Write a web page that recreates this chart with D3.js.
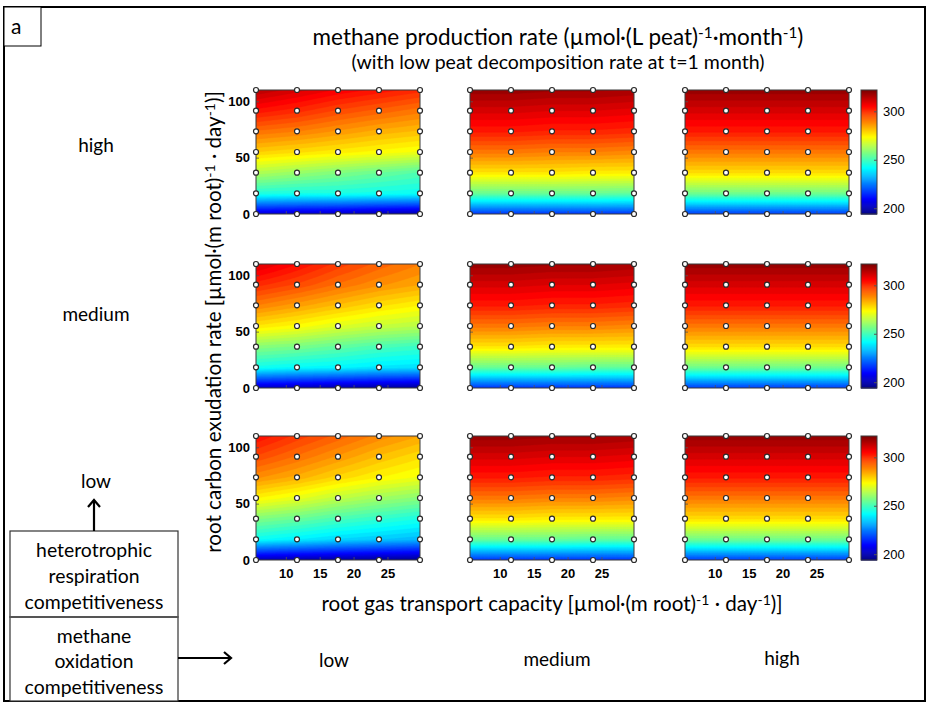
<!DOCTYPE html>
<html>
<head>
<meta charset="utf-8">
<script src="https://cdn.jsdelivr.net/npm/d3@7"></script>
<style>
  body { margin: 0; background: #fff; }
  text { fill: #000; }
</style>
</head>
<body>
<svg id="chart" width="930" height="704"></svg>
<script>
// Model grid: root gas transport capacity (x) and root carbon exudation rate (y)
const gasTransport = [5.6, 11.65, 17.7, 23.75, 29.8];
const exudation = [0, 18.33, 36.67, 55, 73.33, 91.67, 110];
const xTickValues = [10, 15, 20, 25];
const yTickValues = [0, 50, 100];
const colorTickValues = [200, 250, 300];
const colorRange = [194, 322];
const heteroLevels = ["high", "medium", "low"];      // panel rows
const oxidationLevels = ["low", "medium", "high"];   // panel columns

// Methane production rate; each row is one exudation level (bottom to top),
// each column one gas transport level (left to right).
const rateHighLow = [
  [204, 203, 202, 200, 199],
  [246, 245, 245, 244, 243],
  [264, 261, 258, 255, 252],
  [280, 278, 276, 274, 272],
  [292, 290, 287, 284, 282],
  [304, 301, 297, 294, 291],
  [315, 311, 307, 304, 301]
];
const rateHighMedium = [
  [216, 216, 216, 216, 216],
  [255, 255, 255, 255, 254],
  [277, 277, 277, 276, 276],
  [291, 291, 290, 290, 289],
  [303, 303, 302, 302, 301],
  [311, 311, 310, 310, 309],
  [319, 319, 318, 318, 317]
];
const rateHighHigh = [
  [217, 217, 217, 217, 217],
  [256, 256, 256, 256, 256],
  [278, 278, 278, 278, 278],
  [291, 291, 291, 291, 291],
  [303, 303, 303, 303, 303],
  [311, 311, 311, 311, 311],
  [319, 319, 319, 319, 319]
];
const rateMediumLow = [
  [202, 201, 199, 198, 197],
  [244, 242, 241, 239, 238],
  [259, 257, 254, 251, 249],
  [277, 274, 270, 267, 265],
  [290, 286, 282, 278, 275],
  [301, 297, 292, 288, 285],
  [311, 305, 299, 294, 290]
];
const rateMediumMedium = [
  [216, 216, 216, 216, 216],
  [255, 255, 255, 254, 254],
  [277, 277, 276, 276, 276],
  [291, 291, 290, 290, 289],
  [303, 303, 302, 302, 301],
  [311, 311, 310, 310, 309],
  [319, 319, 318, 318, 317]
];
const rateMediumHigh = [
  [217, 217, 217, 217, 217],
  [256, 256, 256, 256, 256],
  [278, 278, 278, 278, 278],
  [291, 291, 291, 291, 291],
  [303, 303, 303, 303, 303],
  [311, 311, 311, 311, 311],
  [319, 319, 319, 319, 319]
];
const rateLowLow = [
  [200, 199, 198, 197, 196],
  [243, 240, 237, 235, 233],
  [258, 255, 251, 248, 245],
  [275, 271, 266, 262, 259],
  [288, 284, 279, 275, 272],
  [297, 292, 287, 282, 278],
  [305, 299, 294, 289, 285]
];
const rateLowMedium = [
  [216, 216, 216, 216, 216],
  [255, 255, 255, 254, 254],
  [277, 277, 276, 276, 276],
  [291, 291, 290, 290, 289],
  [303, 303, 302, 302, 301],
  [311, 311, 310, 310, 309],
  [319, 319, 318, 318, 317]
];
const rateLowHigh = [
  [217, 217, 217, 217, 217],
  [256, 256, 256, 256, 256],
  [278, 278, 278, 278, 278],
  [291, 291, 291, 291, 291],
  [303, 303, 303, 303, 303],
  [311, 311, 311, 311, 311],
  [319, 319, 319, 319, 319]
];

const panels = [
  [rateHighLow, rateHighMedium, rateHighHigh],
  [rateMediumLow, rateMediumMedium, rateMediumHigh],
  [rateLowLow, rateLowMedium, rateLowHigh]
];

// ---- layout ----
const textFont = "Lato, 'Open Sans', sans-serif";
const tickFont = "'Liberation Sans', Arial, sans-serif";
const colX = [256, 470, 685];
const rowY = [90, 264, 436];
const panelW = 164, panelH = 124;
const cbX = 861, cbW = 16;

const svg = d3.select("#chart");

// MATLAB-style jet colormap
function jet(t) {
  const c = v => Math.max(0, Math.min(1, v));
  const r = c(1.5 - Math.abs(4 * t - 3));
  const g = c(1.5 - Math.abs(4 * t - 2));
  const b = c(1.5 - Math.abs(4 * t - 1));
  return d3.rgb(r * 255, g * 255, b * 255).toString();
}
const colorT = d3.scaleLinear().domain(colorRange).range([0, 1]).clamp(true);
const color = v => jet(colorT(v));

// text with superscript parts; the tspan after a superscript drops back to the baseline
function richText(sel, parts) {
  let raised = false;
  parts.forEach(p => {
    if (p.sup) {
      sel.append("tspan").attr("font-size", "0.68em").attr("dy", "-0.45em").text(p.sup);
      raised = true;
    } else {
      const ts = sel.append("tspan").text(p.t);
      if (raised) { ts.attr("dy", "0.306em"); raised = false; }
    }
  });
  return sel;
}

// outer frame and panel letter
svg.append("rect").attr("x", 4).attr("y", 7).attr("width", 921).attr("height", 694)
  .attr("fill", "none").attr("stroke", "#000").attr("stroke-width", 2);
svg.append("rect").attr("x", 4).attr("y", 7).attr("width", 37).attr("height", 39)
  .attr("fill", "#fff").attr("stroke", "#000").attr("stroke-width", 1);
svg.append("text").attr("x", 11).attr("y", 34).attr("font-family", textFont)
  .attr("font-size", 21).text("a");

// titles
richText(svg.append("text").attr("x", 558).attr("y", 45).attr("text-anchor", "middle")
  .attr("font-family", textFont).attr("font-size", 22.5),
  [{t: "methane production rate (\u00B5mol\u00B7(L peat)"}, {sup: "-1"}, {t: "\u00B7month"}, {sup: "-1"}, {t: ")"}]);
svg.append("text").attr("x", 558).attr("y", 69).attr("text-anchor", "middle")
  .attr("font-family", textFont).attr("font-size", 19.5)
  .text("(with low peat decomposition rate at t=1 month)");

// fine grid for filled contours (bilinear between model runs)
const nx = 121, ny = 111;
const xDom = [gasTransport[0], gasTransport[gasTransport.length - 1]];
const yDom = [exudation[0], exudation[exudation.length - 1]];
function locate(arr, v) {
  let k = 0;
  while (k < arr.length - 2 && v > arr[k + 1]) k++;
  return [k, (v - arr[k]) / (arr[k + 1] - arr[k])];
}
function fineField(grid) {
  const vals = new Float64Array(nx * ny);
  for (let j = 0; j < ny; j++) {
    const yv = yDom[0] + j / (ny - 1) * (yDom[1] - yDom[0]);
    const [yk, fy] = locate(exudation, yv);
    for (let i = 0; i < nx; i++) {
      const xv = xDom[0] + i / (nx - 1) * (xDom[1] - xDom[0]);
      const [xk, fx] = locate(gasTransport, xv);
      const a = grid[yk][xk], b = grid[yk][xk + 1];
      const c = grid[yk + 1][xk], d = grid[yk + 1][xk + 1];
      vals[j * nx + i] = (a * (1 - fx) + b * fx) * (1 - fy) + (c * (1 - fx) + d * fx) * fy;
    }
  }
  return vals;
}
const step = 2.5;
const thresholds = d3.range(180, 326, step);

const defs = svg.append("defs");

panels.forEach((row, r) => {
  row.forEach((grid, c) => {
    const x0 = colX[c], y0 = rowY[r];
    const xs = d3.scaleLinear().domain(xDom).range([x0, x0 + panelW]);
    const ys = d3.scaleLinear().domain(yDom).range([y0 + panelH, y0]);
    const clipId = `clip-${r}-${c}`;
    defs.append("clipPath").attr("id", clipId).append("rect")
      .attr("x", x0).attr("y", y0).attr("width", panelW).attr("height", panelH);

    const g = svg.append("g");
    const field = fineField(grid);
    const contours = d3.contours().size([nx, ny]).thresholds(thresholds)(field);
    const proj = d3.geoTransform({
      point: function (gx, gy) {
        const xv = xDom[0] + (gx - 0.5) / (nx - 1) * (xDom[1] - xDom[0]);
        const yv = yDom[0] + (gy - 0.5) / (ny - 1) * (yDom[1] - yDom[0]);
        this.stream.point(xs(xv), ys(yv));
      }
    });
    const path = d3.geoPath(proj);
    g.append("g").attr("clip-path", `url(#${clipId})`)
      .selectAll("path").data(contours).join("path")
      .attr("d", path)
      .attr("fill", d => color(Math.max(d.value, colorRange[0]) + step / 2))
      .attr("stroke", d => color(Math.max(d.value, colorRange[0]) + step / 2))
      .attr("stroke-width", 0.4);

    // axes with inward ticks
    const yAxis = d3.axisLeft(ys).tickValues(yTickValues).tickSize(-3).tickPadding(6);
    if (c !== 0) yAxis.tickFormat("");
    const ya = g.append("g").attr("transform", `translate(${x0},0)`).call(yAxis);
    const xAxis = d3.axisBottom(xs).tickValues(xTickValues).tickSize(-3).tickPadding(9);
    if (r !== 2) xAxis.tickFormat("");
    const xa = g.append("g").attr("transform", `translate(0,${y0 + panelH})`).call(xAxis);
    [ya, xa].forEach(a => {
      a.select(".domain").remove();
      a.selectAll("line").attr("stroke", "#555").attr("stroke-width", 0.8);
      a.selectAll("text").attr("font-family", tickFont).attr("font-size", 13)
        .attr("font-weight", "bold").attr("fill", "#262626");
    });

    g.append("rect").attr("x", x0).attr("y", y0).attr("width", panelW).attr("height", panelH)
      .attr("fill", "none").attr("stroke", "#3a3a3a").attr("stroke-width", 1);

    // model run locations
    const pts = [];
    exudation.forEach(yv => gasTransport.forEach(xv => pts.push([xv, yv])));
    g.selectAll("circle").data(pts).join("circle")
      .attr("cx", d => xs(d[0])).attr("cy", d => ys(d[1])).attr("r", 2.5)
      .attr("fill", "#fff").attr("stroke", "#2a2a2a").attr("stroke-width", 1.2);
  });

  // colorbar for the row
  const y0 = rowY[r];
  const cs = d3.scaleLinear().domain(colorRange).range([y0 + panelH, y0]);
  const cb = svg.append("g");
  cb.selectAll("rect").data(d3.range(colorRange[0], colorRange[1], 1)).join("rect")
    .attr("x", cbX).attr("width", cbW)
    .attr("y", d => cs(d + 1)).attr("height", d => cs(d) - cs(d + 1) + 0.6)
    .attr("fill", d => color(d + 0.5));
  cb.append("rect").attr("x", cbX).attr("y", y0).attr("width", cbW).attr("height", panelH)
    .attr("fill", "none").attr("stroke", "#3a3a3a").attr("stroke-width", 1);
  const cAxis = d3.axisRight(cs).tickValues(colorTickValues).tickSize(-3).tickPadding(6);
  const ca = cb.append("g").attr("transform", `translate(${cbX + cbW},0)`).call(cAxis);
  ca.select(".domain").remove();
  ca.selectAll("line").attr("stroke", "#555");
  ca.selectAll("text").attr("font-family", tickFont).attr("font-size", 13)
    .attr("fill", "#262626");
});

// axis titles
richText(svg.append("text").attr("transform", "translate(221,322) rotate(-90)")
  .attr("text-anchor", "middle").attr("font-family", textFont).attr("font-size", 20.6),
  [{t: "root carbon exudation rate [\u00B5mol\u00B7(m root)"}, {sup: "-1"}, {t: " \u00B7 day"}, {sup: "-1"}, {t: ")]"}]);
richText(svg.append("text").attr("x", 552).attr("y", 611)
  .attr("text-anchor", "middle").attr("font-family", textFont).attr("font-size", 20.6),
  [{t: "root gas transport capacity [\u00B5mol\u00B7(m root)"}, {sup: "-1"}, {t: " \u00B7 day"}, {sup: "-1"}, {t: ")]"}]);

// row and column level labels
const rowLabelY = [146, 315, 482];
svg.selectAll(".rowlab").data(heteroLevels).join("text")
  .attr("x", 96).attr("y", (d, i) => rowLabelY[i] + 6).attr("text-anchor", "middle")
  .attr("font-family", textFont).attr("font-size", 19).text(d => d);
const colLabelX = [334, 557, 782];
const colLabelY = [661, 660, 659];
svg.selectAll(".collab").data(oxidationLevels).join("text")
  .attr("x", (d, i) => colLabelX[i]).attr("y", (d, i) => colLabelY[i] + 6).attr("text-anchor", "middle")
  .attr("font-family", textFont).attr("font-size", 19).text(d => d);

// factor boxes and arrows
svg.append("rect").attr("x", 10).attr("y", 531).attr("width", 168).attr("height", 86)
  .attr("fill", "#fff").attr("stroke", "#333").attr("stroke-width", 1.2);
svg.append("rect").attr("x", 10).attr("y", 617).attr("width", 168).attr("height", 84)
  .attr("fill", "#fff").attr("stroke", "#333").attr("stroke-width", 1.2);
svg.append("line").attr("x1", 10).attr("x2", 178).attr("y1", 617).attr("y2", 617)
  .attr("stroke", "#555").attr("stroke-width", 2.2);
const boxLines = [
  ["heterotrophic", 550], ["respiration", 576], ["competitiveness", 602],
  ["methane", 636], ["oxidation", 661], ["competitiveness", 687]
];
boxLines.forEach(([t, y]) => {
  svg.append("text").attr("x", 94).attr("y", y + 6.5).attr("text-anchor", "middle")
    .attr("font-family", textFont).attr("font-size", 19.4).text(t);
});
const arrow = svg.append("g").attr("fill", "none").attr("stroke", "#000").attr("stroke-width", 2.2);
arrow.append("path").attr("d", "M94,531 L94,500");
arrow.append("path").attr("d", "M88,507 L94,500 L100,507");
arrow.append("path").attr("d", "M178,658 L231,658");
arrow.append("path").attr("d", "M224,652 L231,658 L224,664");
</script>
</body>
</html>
====
Make a list of all lines in the data that contain "this".

ANSWER FOR THE TASK:
Write a web page that recreates this chart with D3.js.
        this.stream.point(xs(xv), ys(yv));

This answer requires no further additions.